At that time, in my son’s playgroup in one of playgroup in community centre in Albury – there was a preparation to face a long holiday, prior to Christmas and facing the year of 2008. I received a surprise request. The playgroup principal requested me to act as St Claus (in Bahasa Indonesia, it is well-known as Sinterklas – adopted from Dutch).
She was asking me politely:”Bugi, could I ask you a favour, would you mind to be St Claus for playgroup Christmas party?”
My question was only whether it was a part of ritual or only a part of party. She assured me that it was a part of fun. And She knew I am Muslim. The main purpose was only to cheer up kids – and families.
But she said:”But if you feel offended with my request I apologize, I didn’t mean to do that. I looked you have already become a part of this playgroup family so I raised this request. However, if you are mind, that’s not a problem, we would like to hire a man to do this.”
Then I, confidently, replied:”Sure, I don’t mind and I will participate! Just tell me what I should be doing.” She, therefore, gave me a brief explanation of how to be a St Claus.
“You just need to say ‘ho .. ho .. ho …’ and ask kids ‘have you been good?’ after that give presents to kids.” She added.
On the D day, I was ready to be St Claus. I and my family went to playgroup as usual. The playgroup activity was divided into two: a regular playgroup activity and the party.

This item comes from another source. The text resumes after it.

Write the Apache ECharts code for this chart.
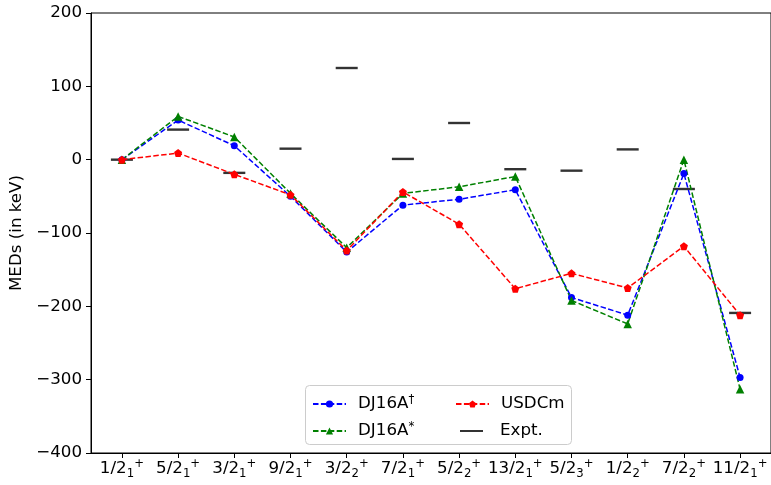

After I changed to St Claus uniform – a white and red uniform, the party began. The party was running well, with me as a St Claus and one of playgroup teacher who helped me to call for kids and distributed St Claus’ gifts. No one recognised who I was under St Claus uniform, except one kid that said:”I know who you are, Santa.” I replied:”Do you know me?” He said:”Yes, you’re Ghia’s father (Ghia is my son’s name).” I again asked him:”How did you recognise me?” Then he added: “I recognised your crocs (my shoes). It is yours, Ghia’s father.” I just smiled at him.
It was my unforgettable moment and I was happy to do that, to make everybody happy. For me, personally, it was one real implementation of tolerance.
Dear all who celebrates Christmas, I would like to say Happy Christmas 2011 and Happy New Year 2012.